Just a few weeks ago, I encountered a meme on my Facebook feed: a simple tree stick captioned ‘To prove that people will argue over anything… here is a stick,’ became the subject of thousands of passionate comments, debating whether it was indeed a stick.
Little did I know that this meme would foreshadow a real debate, instigated by Warisan, aiming to burst the bubbles of excitement and pride surrounding a significant moment for Sabah.
Earlier this week, Chief Minister Datuk Seri Panglima Haji Hajiji Haji Noor made an historic declaration that Sabah Day would be celebrated, starting this year, to commemorate the day Sabah became an independent nation 60 years ago. The announcement, naturally, was met with cheers and applause from many proud Sabahans who longed for a day that would symbolise our unique heritage.
Unfortunately, where there should have been unity, Warisan chose discord. The party’s supreme council member and Tungku assemblyman Mr.
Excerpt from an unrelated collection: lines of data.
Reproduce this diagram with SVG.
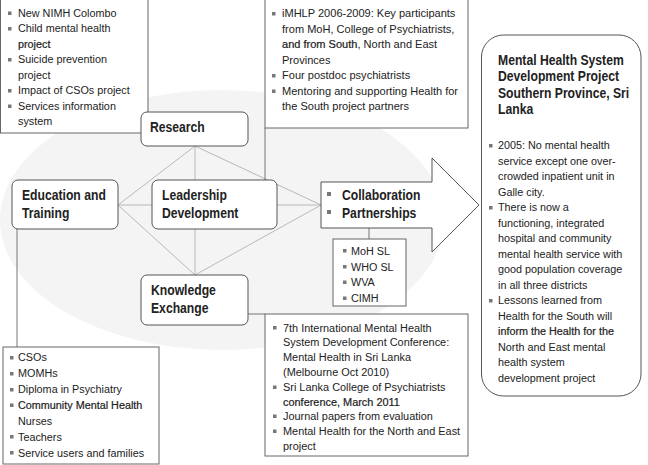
<svg xmlns="http://www.w3.org/2000/svg" width="648" height="465" viewBox="0 0 648 465">
<style>
.bg{fill:#f4f4f4}
.box{fill:#fff;stroke:#666;stroke-width:1}
.node{fill:#fff;stroke:#555;stroke-width:1}
.spoke{stroke:#aaa;stroke-width:0.8;fill:none}
.link{stroke:#777;stroke-width:1;fill:none}
.t{font-family:"Liberation Sans",Arial,sans-serif;font-size:11.5px;fill:#222}
.b{font-family:"Liberation Sans",Arial,sans-serif;font-size:14.5px;font-weight:bold;fill:#222}
.dk{stroke:#222;stroke-width:0.22}
.bl{fill:#777}
</style>
<rect width="648" height="465" fill="#fff"/>
<ellipse class="bg" cx="222" cy="220" rx="222" ry="130"/>

<g id="connectors">
  <line class="spoke" x1="195" y1="146" x2="118" y2="205"/>
  <line class="spoke" x1="195" y1="146" x2="195" y2="180"/>
  <line class="spoke" x1="195" y1="146" x2="321" y2="205"/>
  <line class="spoke" x1="195" y1="275" x2="118" y2="205"/>
  <line class="spoke" x1="195" y1="275" x2="195" y2="229"/>
  <line class="spoke" x1="195" y1="275" x2="321" y2="205"/>
  <line class="spoke" x1="118" y1="205" x2="152" y2="205"/>
  <line class="spoke" x1="277" y1="205" x2="321" y2="205"/>
  <line class="link" x1="265" y1="128" x2="265" y2="180"/>
  <line class="link" x1="17" y1="229" x2="17" y2="347"/>
  <line class="link" x1="248" y1="314" x2="265" y2="314"/>
  <line class="link" x1="369" y1="228" x2="369" y2="239"/>
</g>

<g id="research-notes">
  <rect class="box" x="0.5" y="-1" width="147.5" height="134"/>
  <rect class="bl" x="8" y="11.5" width="3.5" height="3.5"/>
  <rect class="bl" x="8" y="27" width="3.5" height="3.5"/>
  <rect class="bl" x="8" y="58" width="3.5" height="3.5"/>
  <rect class="bl" x="8" y="89" width="3.5" height="3.5"/>
  <rect class="bl" x="8" y="104.5" width="3.5" height="3.5"/>
  <g transform="translate(18,0) scale(0.94,1)" class="t">
    <text x="0" y="17">New NIMH Colombo</text>
    <text x="0" y="32.5">Child mental health</text>
    <text x="0" y="48" class="dk">project</text>
    <text x="0" y="63.5">Suicide prevention</text>
    <text x="0" y="79">project</text>
    <text x="0" y="94.5">Impact of CSOs project</text>
    <text x="0" y="110">Services information</text>
    <text x="0" y="125.5">system</text>
  </g>
</g>

<g id="leadership-notes">
  <rect class="box" x="265" y="-1" width="203" height="129"/>
  <rect class="bl" x="272" y="12" width="3.5" height="3.5"/>
  <rect class="bl" x="272" y="74" width="3.5" height="3.5"/>
  <rect class="bl" x="272" y="89.5" width="3.5" height="3.5"/>
  <g transform="translate(282,0) scale(0.96,1)" class="t">
    <text x="0" y="17.5">iMHLP 2006-2009: Key participants</text>
    <text x="0" y="33">from MoH, College of Psychiatrists,</text>
    <text x="0" y="48.5"><tspan class="dk">and from South</tspan>, North and East</text>
    <text x="0" y="64">Provinces</text>
    <text x="0" y="79.5">Four postdoc psychiatrists</text>
    <text x="0" y="95">Mentoring and supporting Health for</text>
    <text x="0" y="110.5">the South project partners</text>
  </g>
</g>

<g id="education-notes">
  <rect class="box" x="3" y="347" width="156" height="117"/>
  <rect class="bl" x="10" y="356" width="3.5" height="3.5"/>
  <rect class="bl" x="10" y="372" width="3.5" height="3.5"/>
  <rect class="bl" x="10" y="388" width="3.5" height="3.5"/>
  <rect class="bl" x="10" y="403.5" width="3.5" height="3.5"/>
  <rect class="bl" x="10" y="435" width="3.5" height="3.5"/>
  <rect class="bl" x="10" y="451" width="3.5" height="3.5"/>
  <g transform="translate(18,0) scale(0.94,1)" class="t">
    <text x="0" y="361.5">CSOs</text>
    <text x="0" y="377.5">MOMHs</text>
    <text x="0" y="393.3">Diploma in Psychiatry</text>
    <text x="0" y="409" class="dk">Community Mental Health</text>
    <text x="0" y="425">Nurses</text>
    <text x="0" y="440.6">Teachers</text>
    <text x="0" y="456.6">Service users and families</text>
  </g>
</g>

<g id="knowledge-notes">
  <rect class="box" x="265" y="314" width="203" height="142"/>
  <rect class="bl" x="273" y="326" width="3.5" height="3.5"/>
  <rect class="bl" x="273" y="385.5" width="3.5" height="3.5"/>
  <rect class="bl" x="273" y="414.5" width="3.5" height="3.5"/>
  <rect class="bl" x="273" y="429.5" width="3.5" height="3.5"/>
  <g transform="translate(283,0) scale(0.95,1)" class="t">
    <text x="0" y="331.6">7th International Mental Health</text>
    <text x="0" y="346.4">System Development Conference:</text>
    <text x="0" y="361">Mental Health in Sri Lanka</text>
    <text x="0" y="375.8">(Melbourne Oct 2010)</text>
    <text x="0" y="390.8">Sri Lanka College of Psychiatrists</text>
    <text x="0" y="405.6" class="dk">conference, March 2011</text>
    <text x="0" y="420.2">Journal papers from evaluation</text>
    <text x="0" y="435">Mental Health for the North and East</text>
    <text x="0" y="449.6">project</text>
  </g>
</g>

<g id="partners">
  <rect class="box" x="333" y="239" width="73" height="67"/>
  <rect class="bl" x="343" y="249" width="3.5" height="3.5"/>
  <rect class="bl" x="343" y="265" width="3.5" height="3.5"/>
  <rect class="bl" x="343" y="280.5" width="3.5" height="3.5"/>
  <rect class="bl" x="343" y="296.5" width="3.5" height="3.5"/>
  <g transform="translate(351,0) scale(0.94,1)" class="t">
    <text x="0" y="254.7">MoH SL</text>
    <text x="0" y="270.7">WHO SL</text>
    <text x="0" y="286.3">WVA</text>
    <text x="0" y="302">CIMH</text>
  </g>
</g>

<g id="research">
  <rect class="node" x="141" y="112" width="107" height="34" rx="6"/>
  <g transform="translate(150,0) scale(0.84,1)"><text class="b" x="0" y="132">Research</text></g>
</g>

<g id="education">
  <rect class="node" x="12" y="180" width="106" height="49" rx="6"/>
  <g transform="translate(22,0) scale(0.84,1)">
    <text class="b" x="0" y="200">Education and</text>
    <text class="b" x="0" y="218">Training</text>
  </g>
</g>

<g id="leadership">
  <rect class="node" x="152" y="180" width="125" height="49" rx="6"/>
  <g transform="translate(162,0) scale(0.84,1)">
    <text class="b" x="0" y="200">Leadership</text>
    <text class="b" x="0" y="218">Development</text>
  </g>
</g>

<g id="knowledge">
  <rect class="node" x="141" y="275" width="107" height="50" rx="6"/>
  <g transform="translate(151,0) scale(0.84,1)">
    <text class="b" x="0" y="295">Knowledge</text>
    <text class="b" x="0" y="313">Exchange</text>
  </g>
</g>

<g id="collaboration">
  <path class="node" d="M321,182 H432 V158 L479,205 L432,252 V228 H321 Z"/>
  <rect class="bl" x="327" y="192" width="4" height="4"/>
  <rect class="bl" x="327" y="210" width="4" height="4"/>
  <g transform="translate(342,0) scale(0.84,1)">
    <text class="b" x="0" y="200">Collaboration</text>
    <text class="b" x="0" y="218">Partnerships</text>
  </g>
</g>

<g id="outcome">
  <rect class="node" x="481.5" y="35" width="159.5" height="361" rx="22"/>
  <g transform="translate(498,0) scale(0.84,1)">
    <text class="b" x="0" y="65">Mental Health System</text>
    <text class="b" x="0" y="81.5">Development Project</text>
    <text class="b" x="0" y="98">Southern Province, Sri</text>
    <text class="b" x="0" y="114.5">Lanka</text>
  </g>
  <rect class="bl" x="489" y="144" width="3.5" height="3.5"/>
  <rect class="bl" x="489" y="206" width="3.5" height="3.5"/>
  <rect class="bl" x="489" y="299" width="3.5" height="3.5"/>
  <g transform="translate(498,0) scale(0.94,1)" class="t">
    <text x="0" y="149.5">2005: No mental health</text>
    <text x="0" y="165">service except one over-</text>
    <text x="0" y="180.5">crowded inpatient unit in</text>
    <text x="0" y="196">Galle city.</text>
    <text x="0" y="211.5">There is now a</text>
    <text x="0" y="227">functioning, integrated</text>
    <text x="0" y="242.5">hospital and  community</text>
    <text x="0" y="258">mental health service with</text>
    <text x="0" y="273.5">good population coverage</text>
    <text x="0" y="289">in all three districts</text>
    <text x="0" y="304.5">Lessons learned from</text>
    <text x="0" y="320">Health for the South will</text>
    <text x="0" y="335.5" class="dk">inform the Health for the</text>
    <text x="0" y="351">North and East mental</text>
    <text x="0" y="366.5">health system</text>
    <text x="0" y="382">development project</text>
  </g>
</g>
</svg>
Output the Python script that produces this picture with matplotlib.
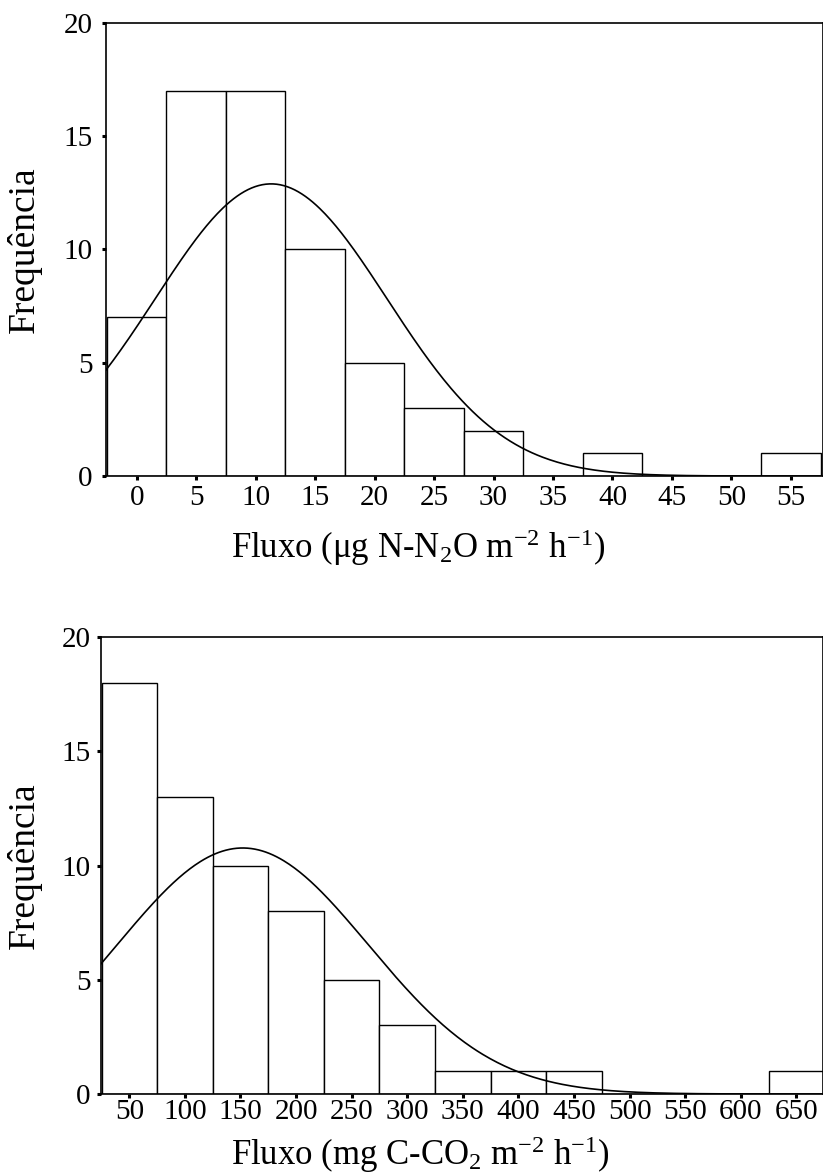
import numpy as np
import matplotlib
matplotlib.use("Agg")
import matplotlib.pyplot as plt

plt.rcParams['font.family'] = ['Liberation Serif', 'DejaVu Serif']
plt.rcParams['mathtext.fontset'] = 'custom'
plt.rcParams['mathtext.rm'] = 'Liberation Serif'
plt.rcParams['mathtext.it'] = 'Liberation Serif:italic'

# Top panel: N2O flux histogram
n2o_centers = [0, 5, 10, 15, 20, 25, 30, 35, 40, 45, 50, 55]
n2o_counts = [7, 17, 17, 10, 5, 3, 2, 0, 1, 0, 0, 1]
n2o_ticks = [0, 5, 10, 15, 20, 25, 30, 35, 40, 45, 50, 55]
n2o_mean, n2o_std = 11.3, 9.75

# Bottom panel: CO2 flux histogram
co2_centers = [50, 100, 150, 200, 250, 300, 350, 400, 450, 500, 550, 600, 650]
co2_counts = [18, 13, 10, 8, 5, 3, 1, 1, 1, 0, 0, 0, 1]
co2_ticks = [50, 100, 150, 200, 250, 300, 350, 400, 450, 500, 550, 600, 650]
co2_mean, co2_std = 152, 113

yticks = [0, 5, 10, 15, 20]

fig = plt.figure(figsize=(8.23, 11.76), dpi=100)
ax1 = fig.add_axes([0.1288, 0.5952, 0.8712, 0.3855])
ax2 = fig.add_axes([0.1227, 0.0697, 0.8773, 0.3886])

def panel(ax, centers, counts, width, mean, std, ticks, xlim, xlabel,
          xpad, ypad, xlab_xy, ylab_x):
    ax.bar(centers, counts, width=width, color='white', edgecolor='black',
           linewidth=1.0, align='center', zorder=2)
    n = sum(counts)
    xs = np.linspace(xlim[0], xlim[1], 400)
    ys = n * width / (std * np.sqrt(2 * np.pi)) * np.exp(-0.5 * ((xs - mean) / std) ** 2)
    ax.plot(xs, ys, color='black', linewidth=1.2, zorder=3)
    ax.set_xlim(*xlim)
    ax.set_ylim(0, 20)
    ax.set_xticks(ticks)
    ax.set_yticks(yticks)
    ax.tick_params(axis='both', direction='out', length=3, width=2.2,
                   labelsize=21)
    ax.tick_params(axis='x', pad=xpad)
    ax.tick_params(axis='y', pad=ypad)
    for s in ax.spines.values():
        s.set_linewidth(1.2)
    ax.set_xlabel(xlabel, fontsize=25)
    ax.xaxis.set_label_coords(*xlab_xy)
    ax.set_ylabel('Frequência', fontsize=27)
    ax.yaxis.set_label_coords(ylab_x, 0.5)

panel(ax1, n2o_centers, n2o_counts, 5, n2o_mean, n2o_std, n2o_ticks, (-2.58, 57.7),
      'Fluxo (μg N-N$_2$O m$^{-2}$ h$^{-1}$)', 3.5, 6.5, (0.435, -0.112), -0.0893)
panel(ax2, co2_centers, co2_counts, 50, co2_mean, co2_std, co2_ticks, (24.5, 674),
      'Fluxo (mg C-CO$_2$ m$^{-2}$ h$^{-1}$)', 0.5, 4.5, (0.442, -0.088), -0.0817)

fig.savefig('out.png', dpi=100)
Assaffal Alian put out a statement on Thursday questioning Sabah’s independence status.
So far though, his challenge has not proven to represent widespread confusion or discontent in Sabah; it’s merely an isolated attempt to sow discord during a time that should have brought us together.
First of all, Assaffal’s stance on Sabah’s status appears to be an attempt to capitalise on specific interpretations of history. He seems to overlook that commemorating Sabah Day transcends legal or historical technicalities. It’s a symbol of pride, unity, and identity for Sabahans, reflecting a shared aspiration that connects us all.
Our historical context, including Sabah’s Self-Government Day on 31st August 1963, tells a rich story of our evolution, decisions, and growth within the Federation of Malaysia. To fixate on the semantics of “independence” vs. “self-government” is to divert from our collective aspiration and shared pride. Don’t Warisan members also feel proud to be Sabahans?
On the other hand, GRS’s stance on this issue reflects a commitment to unity and respect for Sabah’s unique history within the Malaysian federation. This includes acknowledgment of the Malaysia Agreement 1963, a foundational document that guides our roles and relationship within the Malaysian federation.
Assaffal’s proposal for a motion on Sabah’s independence seems a disingenuous attempt to spark unnecessary divisions and misconceptions. Rather than quarrelling over terminology, our focus should remain on unity, collaboration, and socio-economic growth. These principles must guide our way forward.
The assemblyman’s questions about Sabah’s independence miss the broader point. It seems more a political gambit than a true reflection of Sabah’s desires. We are not celebrating severing ties; we are honouring Sabah’s unique identity, history, and autonomy within Malaysia. His assertions may resonate with a few, but they do not align with the prevailing sentiments of unity and pride within Sabah.
Maybe it’s to remind Assaffal and his Warisan colleagues that Sabah Day is not merely a footnote in our long history. It is a symbol of pride and unity. We must embrace this day, not as a source of division but as a beacon of our shared heritage.
I understand that it is the role of opposition in questioning the government’s action and decisions, but the opposition can also play their democratic role of supporting the government of the day, in this case, the GRS government. After going throughout Sabah shouting Unity, Unity, it is ironic that Warisan finds it helpful for their campaign to cause divisiveness when the real goal of Sabah Day is unity. Do they always view things through their skewed political lenses, I wonder? Or is it only their brand of ‘unity’ should be accepted?
Why not pause for a while and learn to replace the culture of pointless argument with a culture of understanding and collaboration for the sake of Sabah? For just one day, Warisan, let us celebrate our unique identity within the Malaysian federation, working together for a harmonious and prosperous future. Let’s build bridges, not barriers, and make Sabah Day a testament to our shared commitment to unity, diversity, and progress.
In the spirit of Sabah, let us move forward together, embracing our shared history and looking towards a future where every Sabahan stands united, proud of our heritage and confident in our future within the Federation of Malaysia.